我正在研究“触发词检测”模型,因此决定将该模型部署到手机上。
模型的输入形状为(None, 5511, 101)
。
输出形状为(None, 1375, 1)
。
但是在实际部署的App中,该模型无法一次获得5511的时间步,而是由手机的传感器产生的音频帧是一对一的。
我如何将这些数据片段逐个馈入模型并在每个时间步获取输出?
该模型是循环模型。但是“ model.predict()”的第一个参数是(None,5511,101),我打算做的是
output = []
for i in range(5511):
a = model.func(i, (None,1,101))
output.append(a)
模型的结构:
答案 0 :(得分:2)
可以通过使时间步长轴动态化来解决此问题。换句话说,定义模型时,时间步数应设置为None
。这是一个示例,说明该示例如何对模型的简化版本起作用:
from keras.layers import GRU, Input, Conv1D
from keras.models import Model
import numpy as np
x = Input(shape=(None, 101))
h = Conv1D(196, 15, strides=4)(x)
h = GRU(1, return_sequences=True)(h)
model = Model(x, h)
# The model works for the original number of timesteps (5511)
batch_size = 2
out = model.predict(np.random.rand(batch_size, 5511, 101))
print(out.shape)
# ... but also for fewer timesteps (say 32)
out = model.predict(np.random.rand(batch_size, 32, 101))
print(out.shape)
# However, it will not work if timesteps < Conv1D filter_size (15)!

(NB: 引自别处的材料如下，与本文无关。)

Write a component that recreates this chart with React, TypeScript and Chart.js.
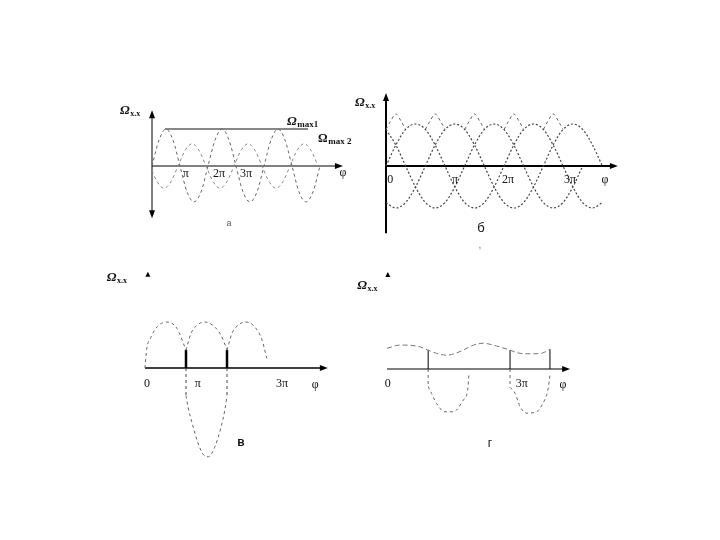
import React, { useEffect, useRef } from "react";
import { Chart, registerables } from "chart.js";

Chart.register(...registerables);

const W = 720;
const H = 540;

// ---------- panel а : two speed curves (φ in units of π) ----------
const aPhi = [0, 0.25, 0.5, 0.75, 1, 1.25, 1.5, 1.75, 2, 2.25, 2.5, 2.75, 3, 3.25, 3.5, 3.75, 4, 4.25, 4.5, 4.75, 5, 5.25, 5.5, 5.75, 6];
const aQ1 = [0, 0.7, 1, 0.7, 0, -0.7, -0.97, -0.7, 0, 0.7, 1, 0.7, 0, -0.7, -0.97, -0.7, 0, 0.7, 1, 0.7, 0, -0.7, -0.97, -0.7, 0];
const aPhi2 = [0, 0.18, 0.43, 0.68, 0.93, 1.18, 1.43, 1.68, 1.93, 2.18, 2.43, 2.68, 2.93, 3.18, 3.43, 3.68, 3.93, 4.18, 4.43, 4.68, 4.93, 5.18, 5.43, 5.68, 5.93];
const aQ2 = [-0.13, -0.42, -0.6, -0.42, 0, 0.42, 0.6, 0.42, 0, -0.42, -0.6, -0.42, 0, 0.42, 0.6, 0.42, 0, -0.42, -0.6, -0.42, 0, 0.42, 0.6, 0.42, 0];
const aMaxPhi = [0.46, 5.57];
const aMaxQ = [1, 1];
const aTickLabels = ["π", "2π", "3π"];
const aTickPhi = [1.21, 2.39, 3.36];

// ---------- panel б : three-phase curves ----------
const bPhi = [0, 0.167, 0.333, 0.5, 0.667, 0.833, 1, 1.167, 1.333, 1.5, 1.667, 1.833, 2, 2.167, 2.333, 2.5, 2.667, 2.833, 3, 3.167, 3.333, 3.5, 3.667];
const bQ1 = [0, 0.5, 0.87, 1, 0.87, 0.5, 0, -0.5, -0.87, -1, -0.87, -0.5, 0, 0.5, 0.87, 1, 0.87, 0.5, 0, -0.5, -0.87, -1, -0.87];
const bQ2 = [-0.87, -1, -0.87, -0.5, 0, 0.5, 0.87, 1, 0.87, 0.5, 0, -0.5, -0.87, -1, -0.87, -0.5, 0, 0.5, 0.87, 1, 0.87, 0.5, 0];
const bQ3 = [0.87, 0.5, 0, -0.5, -0.87, -1, -0.87, -0.5, 0, 0.5, 0.87, 1, 0.87, 0.5, 0, -0.5, -0.87, -1, -0.87, -0.5, 0];
const bLobePhi = [
  [0, 0.083, 0.167, 0.25, 0.333],
  [0.667, 0.75, 0.833, 0.917, 1],
  [1.333, 1.417, 1.5, 1.583, 1.667],
  [2, 2.083, 2.167, 2.25, 2.333],
  [2.667, 2.75, 2.833, 2.917, 3],
];
const bLobeQ = [0.87, 1.08, 1.24, 1.08, 0.87];
const bTickLabels = ["0", "π", "2π", "3π"];
const bTickPhi = [0.07, 1.17, 2.07, 3.12];

// ---------- panel в ----------
const cArch1Phi = [0, 0.04, 0.14, 0.3, 0.53, 0.78, 1];
const cArch1Q = [0, 0.4, 0.66, 0.9, 1.0, 0.86, 0.39];
const cArch2Phi = [1, 1.12, 1.27, 1.45, 1.65, 1.85, 2];
const cArch2Q = [0.39, 0.75, 0.93, 1.0, 0.93, 0.72, 0.39];
const cArch3Phi = [2, 2.12, 2.27, 2.45, 2.65, 2.85, 2.97];
const cArch3Q = [0.39, 0.75, 0.93, 1.0, 0.92, 0.62, 0.21];
const cTroughPhi = [1, 1.05, 1.15, 1.28, 1.42, 1.55, 1.7, 1.85, 1.95, 2];
const cTroughQ = [-0.6, -0.85, -1.2, -1.6, -1.88, -1.93, -1.72, -1.3, -0.9, -0.6];
const cStepPhi = [1, 2];
const cStepTop = [0.39, 0.39];
const cStepBottom = [-0.6, -0.6];
const cTickLabels = ["0", "π", "3π"];
const cTickPhi = [0.05, 1.29, 3.34];

// ---------- panel г ----------
const dWavePhi = [0, 0.31, 0.71, 0.98, 1.18, 1.42, 1.74, 2.06, 2.29, 2.61, 2.93, 3.17, 3.48, 3.71, 3.88];
const dWaveQ = [0.45, 0.52, 0.5, 0.41, 0.34, 0.3, 0.38, 0.52, 0.56, 0.5, 0.41, 0.34, 0.33, 0.35, 0.43];
const dTrough1Phi = [0.98, 1.06, 1.18, 1.38, 1.58, 1.82, 1.92, 1.95];
const dTrough1Q = [-0.38, -0.53, -0.75, -0.93, -0.93, -0.67, -0.46, -0.12];
const dTrough2Phi = [2.93, 3.05, 3.17, 3.33, 3.56, 3.71, 3.83, 3.88];
const dTrough2Q = [-0.4, -0.53, -0.82, -0.96, -0.93, -0.75, -0.46, -0.13];
const dStepPhi = [0.98, 2.93, 3.88];
const dStepTop = [0.41, 0.41, 0.43];
const dDropPhi = [0.98, 2.93];
const dDropBottom = [-0.38, -0.4];
const dTickLabels = ["0", "3π"];
const dTickPhi = [0.02, 3.21];

// ---------- layout (pixel origin and pixels per unit of each panel) ----------
const panels: Record<string, { ox: number; oy: number; kx: number; ky: number }> = {
  a: { ox: 152, oy: 166, kx: 28, ky: 37 },
  b: { ox: 386, oy: 166, kx: 59, ky: 42 },
  c: { ox: 145, oy: 368, kx: 41, ky: 46 },
  d: { ox: 387, oy: 369, kx: 42, ky: 46 },
};

const axesCfg = [
  { p: "a", xEnd: 6.82, yTop: 1.51, yBottom: -1.41, width: 1, up: true, down: true },
  { p: "b", xEnd: 3.93, yTop: 1.74, yBottom: -1.6, width: 2, up: true, down: false },
  { p: "c", xEnd: 4.46, width: 1.6, tip: [0.07, 2.09] },
  { p: "d", xEnd: 4.36, width: 1.2, tip: [0.02, 2.11] },
];

const SERIF = "'Liberation Serif', 'DejaVu Serif', serif";
const SANS = "'Liberation Sans', 'DejaVu Sans', sans-serif";

type Lbl = { p: string; x: number; y: number; t: string; sub?: string; font?: string; subFont?: string; align?: CanvasTextAlign; color?: string };

const labels: Lbl[] = [
  { p: "a", x: -1.14, y: 1.41, t: "Ω", sub: "х.х" },
  { p: "a", x: 4.82, y: 1.11, t: "Ω", sub: "max1", subFont: `bold 9px ${SERIF}` },
  { p: "a", x: 5.93, y: 0.65, t: "Ω", sub: "max 2", subFont: `bold 9px ${SERIF}`, font: `bold 12px ${SERIF}` },
  ...aTickLabels.map((t, i) => ({ p: "a", x: aTickPhi[i], y: -0.3, t, align: "center" as CanvasTextAlign })),
  { p: "a", x: 6.82, y: -0.27, t: "φ", align: "center" },
  { p: "a", x: 2.75, y: -1.62, t: "а", font: `9px ${SANS}`, align: "center", color: "#555" },

  { p: "b", x: -0.525, y: 1.43, t: "Ω", sub: "х.х" },
  ...bTickLabels.map((t, i) => ({ p: "b", x: bTickPhi[i], y: -0.4, t, align: "center" as CanvasTextAlign })),
  { p: "b", x: 3.71, y: -0.4, t: "φ", align: "center" },
  { p: "b", x: 1.61, y: -1.57, t: "б", font: `13px ${SANS}`, align: "center" },
  { p: "b", x: 1.59, y: -1.95, t: ",", font: `10px ${SANS}`, align: "center", color: "#777" },

  { p: "c", x: -0.93, y: 1.89, t: "Ω", sub: "х.х" },
  ...cTickLabels.map((t, i) => ({ p: "c", x: cTickPhi[i], y: -0.41, t, align: "center" as CanvasTextAlign })),
  { p: "c", x: 4.15, y: -0.43, t: "φ", align: "center" },
  { p: "c", x: 2.34, y: -1.7, t: "в", font: `bold 12px ${SANS}`, align: "center" },

  { p: "d", x: -0.71, y: 1.74, t: "Ω", sub: "х.х" },
  ...dTickLabels.map((t, i) => ({ p: "d", x: dTickPhi[i], y: -0.39, t, align: "center" as CanvasTextAlign })),
  { p: "d", x: 4.19, y: -0.41, t: "φ", align: "center" },
  { p: "d", x: 2.45, y: -1.7, t: "г", font: `12px ${SANS}`, align: "center" },
];

function series(p: string, phi: number[], q: number[], style: any) {
  return {
    data: phi.map((x, i) => ({ x, y: q[i] })),
    xAxisID: "x" + p,
    yAxisID: "y" + p,
    showLine: true,
    pointRadius: 0,
    pointHoverRadius: 0,
    fill: false,
    borderColor: "#333",
    borderWidth: 1,
    cubicInterpolationMode: "monotone",
    ...style,
  };
}

const dotted = { borderDash: [2, 2], borderColor: "#444", borderWidth: 1.2 };
const dashed = { borderDash: [3, 3], borderColor: "#666", borderWidth: 1 };
const solidV = { borderColor: "#000", borderWidth: 1, tension: 0, cubicInterpolationMode: "default" };

function buildDatasets() {
  const ds: any[] = [];
  ds.push(series("a", aPhi, aQ1, dashed));
  ds.push(series("a", aPhi2, aQ2, { ...dashed, borderColor: "#888" }));
  ds.push(series("a", aMaxPhi, aMaxQ, { borderColor: "#111", borderWidth: 1, tension: 0, cubicInterpolationMode: "default" }));

  ds.push(series("b", bPhi, bQ1, dotted));
  ds.push(series("b", bPhi, bQ2, dotted));
  ds.push(series("b", bPhi.slice(0, bQ3.length), bQ3, dotted));
  bLobePhi.forEach((lp) => ds.push(series("b", lp, bLobeQ, dashed)));

  ds.push(series("c", cArch1Phi, cArch1Q, dashed));
  ds.push(series("c", cArch2Phi, cArch2Q, dashed));
  ds.push(series("c", cArch3Phi, cArch3Q, dashed));
  ds.push(series("c", cTroughPhi, cTroughQ, dashed));
  cStepPhi.forEach((x, i) => {
    ds.push(series("c", [x, x], [0, cStepTop[i]], { ...solidV, borderWidth: 2.5 }));
    ds.push(series("c", [x, x], [0, cStepBottom[i]], { ...dashed, borderColor: "#444", tension: 0, cubicInterpolationMode: "default" }));
  });

  ds.push(series("d", dWavePhi, dWaveQ, { borderDash: [5, 3], borderColor: "#777", borderWidth: 1 }));
  ds.push(series("d", dTrough1Phi, dTrough1Q, dashed));
  ds.push(series("d", dTrough2Phi, dTrough2Q, dashed));
  dStepPhi.forEach((x, i) => ds.push(series("d", [x, x], [0, dStepTop[i]], solidV)));
  dDropPhi.forEach((x, i) =>
    ds.push(series("d", [x, x], [0, dDropBottom[i]], { ...dashed, tension: 0, cubicInterpolationMode: "default" }))
  );
  return ds;
}

function buildScales() {
  const scales: any = {};
  Object.keys(panels).forEach((p) => {
    const g = panels[p];
    scales["x" + p] = { type: "linear", display: false, min: -g.ox / g.kx, max: (W - g.ox) / g.kx, ticks: { display: false } };
    scales["y" + p] = { type: "linear", display: false, min: -(H - g.oy) / g.ky, max: g.oy / g.ky, ticks: { display: false } };
  });
  return scales;
}

function pt(chart: any, p: string, x: number, y: number): [number, number] {
  return [chart.scales["x" + p].getPixelForValue(x), chart.scales["y" + p].getPixelForValue(y)];
}

function arrow(ctx: CanvasRenderingContext2D, x: number, y: number, dir: string, len = 8, hw = 3) {
  ctx.beginPath();
  if (dir === "right") {
    ctx.moveTo(x, y);
    ctx.lineTo(x - len, y - hw);
    ctx.lineTo(x - len, y + hw);
  } else if (dir === "up") {
    ctx.moveTo(x, y);
    ctx.lineTo(x - hw, y + len);
    ctx.lineTo(x + hw, y + len);
  } else {
    ctx.moveTo(x, y);
    ctx.lineTo(x - hw, y - len);
    ctx.lineTo(x + hw, y - len);
  }
  ctx.closePath();
  ctx.fill();
}

const figurePlugin = {
  id: "figure",
  beforeDatasetsDraw(chart: any) {
    const ctx: CanvasRenderingContext2D = chart.ctx;
    ctx.save();
    ctx.strokeStyle = "#000";
    ctx.fillStyle = "#000";
    axesCfg.forEach((a: any) => {
      ctx.lineWidth = a.width;
      const [x0, y0] = pt(chart, a.p, 0, 0);
      const [x1] = pt(chart, a.p, a.xEnd, 0);
      ctx.beginPath();
      ctx.moveTo(x0, y0);
      ctx.lineTo(x1 - 4, y0);
      ctx.stroke();
      arrow(ctx, x1, y0, "right");
      if (a.yTop !== undefined) {
        const [, yt] = pt(chart, a.p, 0, a.yTop);
        const [, yb] = pt(chart, a.p, 0, a.yBottom);
        ctx.beginPath();
        ctx.moveTo(x0, a.up ? yt + 4 : yt);
        ctx.lineTo(x0, a.down ? yb - 4 : yb);
        ctx.stroke();
        if (a.up) arrow(ctx, x0, yt, "up");
        if (a.down) arrow(ctx, x0, yb, "down");
      }
      if (a.tip) {
        const [tx, ty] = pt(chart, a.p, a.tip[0], a.tip[1]);
        arrow(ctx, tx, ty, "up", 5, 2.5);
      }
    });
    ctx.restore();
  },
  afterDatasetsDraw(chart: any) {
    const ctx: CanvasRenderingContext2D = chart.ctx;
    ctx.save();
    ctx.textBaseline = "alphabetic";
    labels.forEach((l) => {
      const [x, y] = pt(chart, l.p, l.x, l.y);
      ctx.fillStyle = l.color || "#111";
      if (l.sub) {
        ctx.textAlign = "left";
        ctx.font = l.font || `italic bold 13px ${SERIF}`;
        ctx.fillText(l.t, x, y);
        const w = ctx.measureText(l.t).width;
        ctx.font = l.subFont || `bold 8px ${SERIF}`;
        ctx.fillText(l.sub, x + w + 0.5, y + 2);
      } else {
        ctx.textAlign = l.align || "left";
        ctx.font = l.font || `12px ${SERIF}`;
        ctx.fillText(l.t, x, y);
      }
    });
    ctx.restore();
  },
};

export default function App() {
  const ref = useRef<HTMLCanvasElement | null>(null);
  useEffect(() => {
    if (!ref.current) return;
    const chart = new Chart(ref.current, {
      type: "scatter",
      data: { datasets: buildDatasets() },
      options: {
        animation: false,
        responsive: false,
        events: [],
        layout: { padding: 0 },
        plugins: { legend: { display: false }, tooltip: { enabled: false }, title: { display: false } },
        scales: buildScales(),
      },
      plugins: [figurePlugin],
    } as any);
    return () => chart.destroy();
  }, []);
  return (
    <div style={{ position: "fixed", left: 0, top: 0, width: W, height: H, background: "#fff" }}>
      <canvas ref={ref} width={W} height={H} style={{ width: W, height: H, display: "block" }} />
    </div>
  );
}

out = model.predict(np.random.rand(batch_size, 14, 101))
print(out.shape)
但是请注意,除非您将输入序列填充到15,否则您将无法输入少于15个时间步长(Conv1D过滤器的尺寸)。
答案 1 :(得分:1)
您应该以一种经常性的方式更改模型,一次可以一次馈送数据,也可以考虑更改模型并及时使用适用于(重叠)窗口的方法来应用模型。每隔几条数据并获得部分输出。
仍然取决于模型,您可能只会在最后获得所需的输出。您应该进行相应的设计。
这里是一个示例:https://hacks.mozilla.org/2018/09/speech-recognition-deepspeech/
答案 2 :(得分:1)
要逐步传递输入,您需要使用stateful=True
的循环图层。
卷积层肯定会阻止您实现所需的功能。要么将其删除,要么以15个步骤为一组传递输入(其中15是卷积的内核大小)。
您需要将这15个步骤与步幅4进行协调,并且可能需要填充。如果我建议,为避免数学上的困难,可以使用kernel_size=16
,stride=4
和input_steps = 5512
,这是4
的倍数,这是您的跨步值。 (这将避免填充并允许更轻松的计算),并且您的输出步骤将是1375个完美的舍入。
然后您的模型将是:
inputs = Input(batch_shape=(batch_size,None, 101)) #where you will always use input shapes of (batch_size, 16, 101)
out = Conv1D(196, 16, strides=4)(inputs)
...
...
out = GRU(..., stateful=True)(out)
...
out = GRU(..., stateful=True)(out)
...
...
model = Model(inputs, out)
使用stateful=True
模型必须具有固定的批次大小。可以为1,但是为了优化处理速度,如果要并行处理多个序列(并且彼此独立),请使用更大的批处理大小。
要逐步进行操作,首先需要重置状态(每当使用stateful=True
模型时,每次输入新序列或新一批并行序列)。
所以:
#will start a new batch containing a number of sequences equal to batch_size:
model.reset_states()
#received 16 steps from batch_size sequences:
steps = an_array_shaped((batch_size, 16, 101))
#for training
model.train_on_batch(steps, something_for_y_shaped((batch_size, 1, 1)), ...)
#I don't recommend to train like this because of the batch normalizations
#If you can train the entire length at once, do it.
#never forget: for full length training, you would need model.reset_states() every batch.
#for predicting:
predictions = model.predict_on_batch(steps, ...)
#received 4 new steps from X sequences:
steps = np.concatenate([steps[:,4:], new_steps], axis=1)
#these new steps belong to the "same" batch_size sequences! Don't call reset states!
#repeat one of the above for training or predicting
new_predictions = model.predict_on_batch(steps, ...)
predictions = np.concatenate([predictions, new_predictions], axis=1)
#keep repeating this loop until you reach the last step
Finally, when you reached the last step, for safety, call `model.reset_states()` again, everything that you input will be "new" sequences, not new "steps" or the previous sequences.
------------
# Training hint
If you are able to train with the full sequences (not step by step), use a `stateful=False` model, train normally with `model.fit(...)`, later you recreate the model exactly, but using `stateful=True`, copy the weights with `new_model.set_weights(old_model.get_weights())`, and use the new model for predicting like above.